Au surlendemain de la bataille du 22 août 1914. Aquarelle de Nestor Outer.

« Dans les blés, au surlendemain de la bataille de Virton » (22 août 1914). Aquarelle de Nestor Outer (1915).

Olivier Favier : Le centenaire de la guerre est l’occasion de nombreuses publications, dont l’intérêt est variable et dans lesquelles les lecteurs peuvent avoir du mal à se retrouver. En l’absence de témoins directs, il est néanmoins fort probable que la ferveur mémorielle liée à cette période tragique faiblira passé cette occasion. Ce sera peut-être l’occasion de rendre, loin d’enjeux qui leur sont étrangers, la parole aux historiens. Quels sont vos prochains terrains d’investigation et quels sont ceux que vous pensez prioritaires concernant cette période ?

Jean-Claude Delhez : Sur 14-18, il reste énormément à faire. Le problème, c’est qu’on ne le sait pas et que personne n’a envie de se fatiguer à le faire. Donc, je pense que la logique actuelle va se poursuivre, c’est-à-dire que le niveau va empirer. Maintenant, il ne faut pas se leurrer, cette période intéresse peu, en dehors du coup de projecteur actuel et très passager. L’image qui en est donnée, partiellement erronée, ne fait d’ailleurs pas envie. J’imagine qu’on poursuivra pour l’éternité des débats entre universitaires sur le sexe des anges. En même temps, mal comprendre 14-18 ne change rien au quotidien de l’homme d’aujourd’hui. Tout cela n’est pas grave, ce n’est que du loisir intellectuel, rien de plus.

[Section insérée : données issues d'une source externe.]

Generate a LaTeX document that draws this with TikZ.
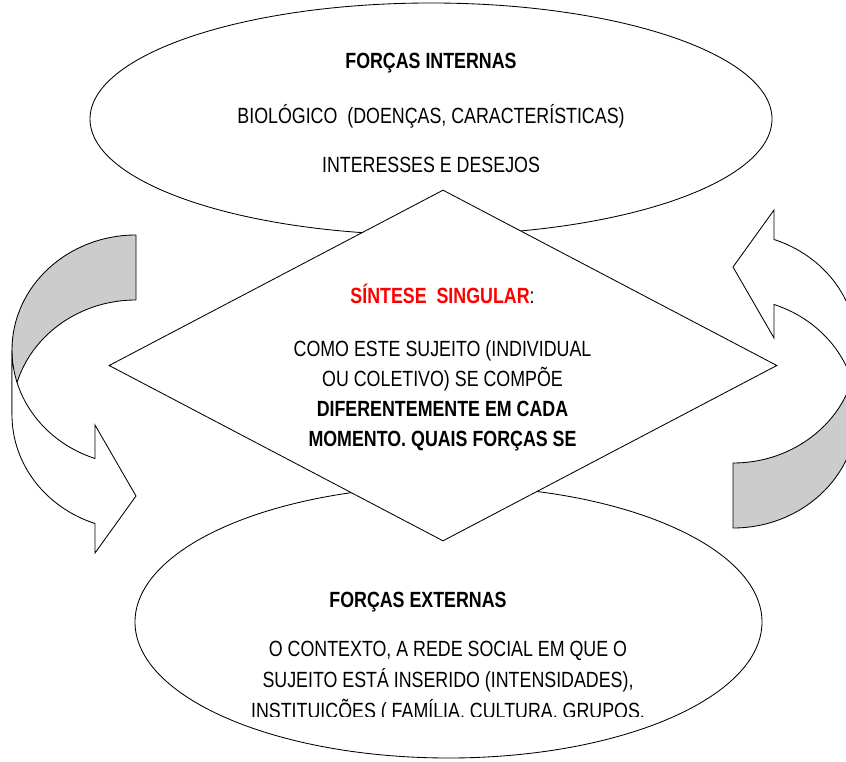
\documentclass[tikz,border=0pt]{standalone}
\usepackage{fontspec}
\setmainfont{Liberation Sans}[FakeStretch=0.81]
\usetikzlibrary{shapes.geometric}
\definecolor{backgray}{RGB}{204,204,204}
\definecolor{synred}{RGB}{255,0,0}
\tikzset{
  outline/.style={draw=black, line width=0.85pt, line join=miter},
  bubble/.style={ellipse, outline, fill=white, inner sep=0pt},
  rhomb/.style={diamond, outline, fill=white, inner sep=0pt},
  txt/.style={anchor=base, inner sep=0pt, font=\fontsize{22}{26}\selectfont},
  btxt/.style={txt, font=\fontsize{22}{26}\selectfont\bfseries},
}
\newcommand{\bandarrow}{%
  % back (grey) face of the curved band
  \path[outline, fill=backgray] (136,526)
     arc[start angle=90, end angle=180, x radius=124, y radius=115]
     -- (12,346)
     arc[start angle=180, end angle=90, x radius=124, y radius=115]
     -- cycle;
  % front (white) face with the arrow head
  \path[outline, fill=white] (12,346)
     arc[start angle=180, end angle=250.69, x radius=124, y radius=115]
     -- (95,208) -- (136,265) -- (95,336) -- (95,302.5)
     arc[start angle=250.69, end angle=180, x radius=124, y radius=115]
     -- cycle;
}
\begin{document}
\begin{tikzpicture}[x=1pt, y=1pt]
\useasboundingbox (0,0) rectangle (846,761);
\clip (0,0) rectangle (846,761);
% curved arrows
\begin{scope}
  \bandarrow
\end{scope}
\begin{scope}[rotate around={180:(434.5,379.5)}]
  \bandarrow
\end{scope}
% ellipses and diamond
\node[bubble, minimum width=682pt, minimum height=232pt] (internas) at (431,642) {};
\node[bubble, minimum width=627pt, minimum height=272pt] (externas) at (448.5,139) {};
\node[rhomb, minimum width=668pt, minimum height=351pt] (sintese) at (443,395.5) {};
% top texts
\node[btxt] (t1) at (431,692) {FORÇAS INTERNAS};
\node[txt] (t2) at (431,637) {BIOLÓGICO\ \ (DOENÇAS, CARACTERÍSTICAS)};
\node[txt] (t3) at (431,588) {INTERESSES E DESEJOS};
% diamond texts
\node[txt] (d1) at (442.5,457) {\textcolor{synred}{\bfseries SÍNTESE\ \ SINGULAR}:};
\node[txt] (d2) at (442.5,404) {COMO ESTE SUJEITO (INDIVIDUAL};
\node[txt] (d3) at (442.5,374) {OU COLETIVO) SE COMPÕE};
\node[btxt] (d4) at (442.5,344) {DIFERENTEMENTE EM CADA};
\node[btxt] (d5) at (442.5,314) {MOMENTO. QUAIS FORÇAS SE};
% bottom texts
\node[btxt] (b1) at (418,154) {FORÇAS EXTERNAS};
\node[txt] (b2) at (448,105) {O CONTEXTO, A REDE SOCIAL EM QUE O};
\node[txt] (b3) at (448,74) {SUJEITO ESTÁ INSERIDO (INTENSIDADES),};
\begin{scope}
  \clip (0,44.5) rectangle (846,761);
  \node[txt] (b4) at (448,42.5) {INSTITUIÇÕES ( FAMÍLIA, CULTURA, GRUPOS,};
\end{scope}
\end{tikzpicture}
\end{document}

En ce qui me concerne, j’ai terminé mes recherches sur le sujet par la publication, il y a quelques semaines, d’un livre consacré à l’espionnage. J’écris un ultime ouvrage d’histoire, en ce moment, sur 1940 cette fois. Pour la suite, j’ai des projets mais dans des domaines totalement différents, notamment un essai sur la société de consommation.

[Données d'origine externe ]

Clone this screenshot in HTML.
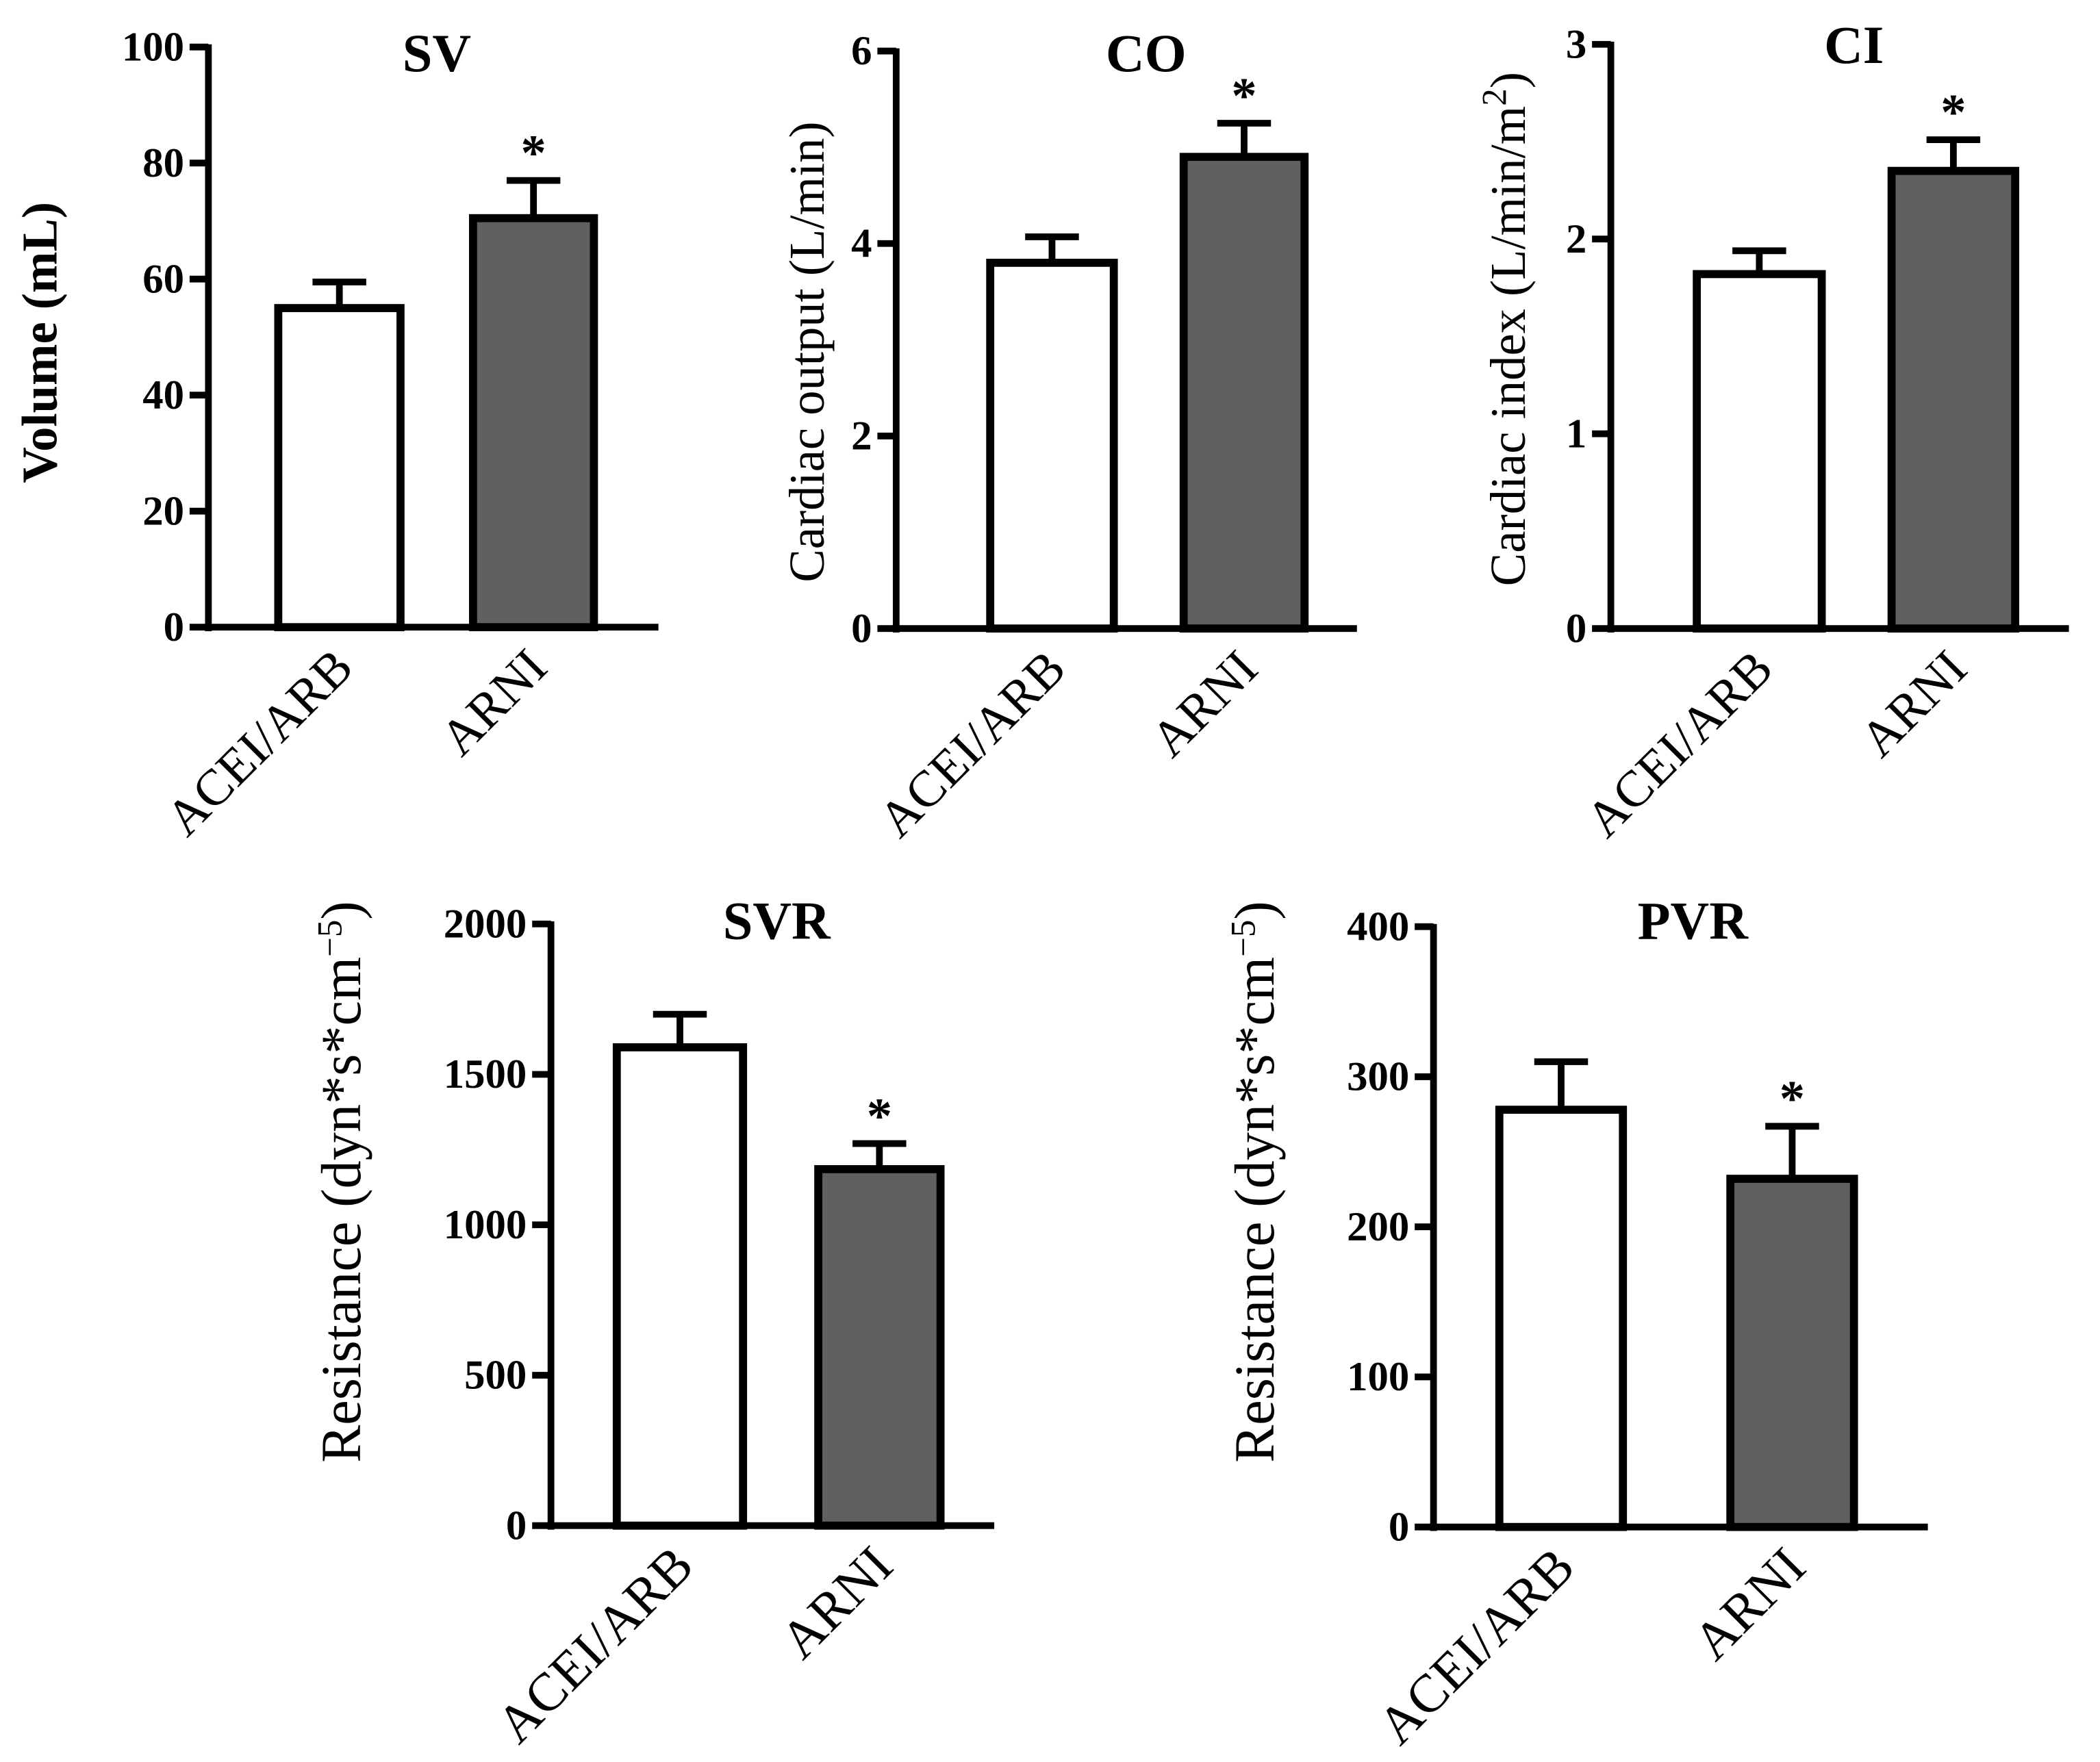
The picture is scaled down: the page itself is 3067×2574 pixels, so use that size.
<!DOCTYPE html>
<html><head><meta charset="utf-8"><style>html,body{margin:0;padding:0;background:#fff}svg{display:block}</style></head>
<body>
<svg id="fig" width="3067" height="2574" viewBox="0 0 1563 1312" xmlns="http://www.w3.org/2000/svg" font-family="'Liberation Serif', serif"></svg>
<script>
const categories = ["ACEI/ARB", "ARNI"];
const svMeans = [55, 70.5], svErr = [4.5, 6.5];
const coMeans = [3.8, 4.9], coErr = [0.27, 0.35];
const ciMeans = [1.82, 2.35], ciErr = [0.12, 0.16];
const svrMeans = [1590, 1185], svrErr = [110, 85];
const pvrMeans = [278, 232], pvrErr = [32, 35];
const svTicks = [0,20,40,60,80,100];
const coTicks = [0,2,4,6];
const ciTicks = [0,1,2,3];
const svrTicks = [0,500,1000,1500,2000];
const pvrTicks = [0,100,200,300,400];
const sig = [false, true];

const NS = "http://www.w3.org/2000/svg";
const svg = document.getElementById('fig');
function mk(tag, attrs, parent, text){
  const e = document.createElementNS(NS, tag);
  for (const k in attrs) e.setAttribute(k, attrs[k]);
  if (text !== undefined) e.textContent = text;
  (parent||svg).appendChild(e);
  return e;
}
const panels = [
 {id:'sv', title:'SV', ax:155, y0:467, y1:35, xEnd:490, max:100, ticks:svTicks, means:svMeans, err:svErr, bars:[[207,298],[352,442]], tx:325, ty:53, ylab:'Volume (mL)', ylx:42, yly:255, bold:true, yfs:37, cfs:38},
 {id:'co', title:'CO', ax:667, y0:468, y1:38, xEnd:1010, max:6, ticks:coTicks, means:coMeans, err:coErr, bars:[[737,829],[881,971]], tx:853, ty:53, ylab:'Cardiac output (L/min)', ylx:613, yly:262, yfs:37, cfs:38},
 {id:'ci', title:'CI', ax:1199, y0:468, y1:33, xEnd:1540, max:3, ticks:ciTicks, means:ciMeans, err:ciErr, bars:[[1263,1356],[1408,1500]], tx:1380, ty:47, ylab:'Cardiac index (L/min/m', sup:'2', ylx:1135, yly:245, yfs:37, cfs:38},
 {id:'svr', title:'SVR', ax:410, y0:1136, y1:688, xEnd:740, max:2000, ticks:svrTicks, means:svrMeans, err:svrErr, bars:[[459,553],[609,700]], tx:578, ty:699, ylab:'Resistance (dyn*s*cm', sup:'−5', ylx:268, yly:880, yfs:42, cfs:40},
 {id:'pvr', title:'PVR', ax:1067, y0:1137, y1:690, xEnd:1435, max:400, ticks:pvrTicks, means:pvrMeans, err:pvrErr, bars:[[1116,1208],[1288,1380]], tx:1260, ty:699, ylab:'Resistance (dyn*s*cm', sup:'−5', ylx:948, yly:880, yfs:42, cfs:40}
];
panels.forEach(p=>{
  const g = mk('g',{});
  
  
  const y = v => p.y0 - (v/p.max)*(p.y0-p.y1);
  p.means.forEach((m,i)=>{
    const [xa,xb] = p.bars[i]; const cx=(xa+xb)/2;
    const top=y(m), et=y(m+p.err[i]);
    const el = mk('line',{x1:cx,x2:cx,y1:top,y2:et,stroke:'#000','stroke-width':5},g);
    
    
    mk('line',{x1:cx-20,x2:cx+20,y1:et,y2:et,stroke:'#000','stroke-width':5},g);
    const r = mk('rect',{x:xa,y:top,width:xb-xa,height:p.y0-top,fill:i?'#606060':'#fff',stroke:'#000','stroke-width':6},g);
    
    
    if (sig[i]) {
      const s = mk('text',{x:cx,y:et-8,'text-anchor':'middle','font-size':38,'font-weight':'bold'},g,'*');
      
      
    }
    const t = mk('text',{x:0,y:0,'text-anchor':'end','font-size':p.cfs,transform:`translate(${cx+12},${p.y0+32}) rotate(-45)`},g,categories[i]);
    
    
  });
  const ya = mk('line',{x1:p.ax,x2:p.ax,y1:p.y1-2,y2:p.y0+3,stroke:'#000','stroke-width':5},g);
  
  
  const xa = mk('line',{x1:p.ax-3,x2:p.xEnd,y1:p.y0,y2:p.y0,stroke:'#000','stroke-width':5},g);
  
  
  p.ticks.forEach(v=>{
    mk('line',{x1:p.ax-14,x2:p.ax,y1:y(v),y2:y(v),stroke:'#000','stroke-width':5},g);
    const t = mk('text',{x:p.ax-18,y:y(v)+10,'text-anchor':'end','font-size':31,'font-weight':'bold'},g,String(v));
    
    
  });
  const tt = mk('text',{x:p.tx,y:p.ty,'text-anchor':'middle','font-size':40,'font-weight':'bold'},g,p.title);
  
  
  const yl = mk('text',{x:0,y:0,'text-anchor':'middle','font-size':p.yfs,'font-weight':p.bold?'bold':'normal',transform:`translate(${p.ylx},${p.yly}) rotate(-90)`},g);
  
  
  const a = document.createElementNS(NS,'tspan'); a.textContent=p.ylab; yl.appendChild(a);
  if (p.sup){
    const s=document.createElementNS(NS,'tspan'); s.setAttribute('dy','-14'); s.setAttribute('font-size','26'); s.textContent=p.sup; yl.appendChild(s);
    const c=document.createElementNS(NS,'tspan'); c.setAttribute('dy','14'); c.textContent=')'; yl.appendChild(c);
  }
});
</script>
</body></html>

Le repli de l'armée française. Aquarelle de Nestor Outer. La ressemblance avec "Cavalerie rouge" de Kasimir Malevitch (1928 -1932) est particulièrement frappante.

« Soir tragique à Brevannes ». Aquarelle de Nestor Outer (1914). L’armée française se replie après avoir perdu 7000 hommes sur la route et dans la forêt de Rossignol. La ressemblance avec « Cavalerie rouge » de Kasimir Malevitch (1928 -1932) est particulièrement frappante.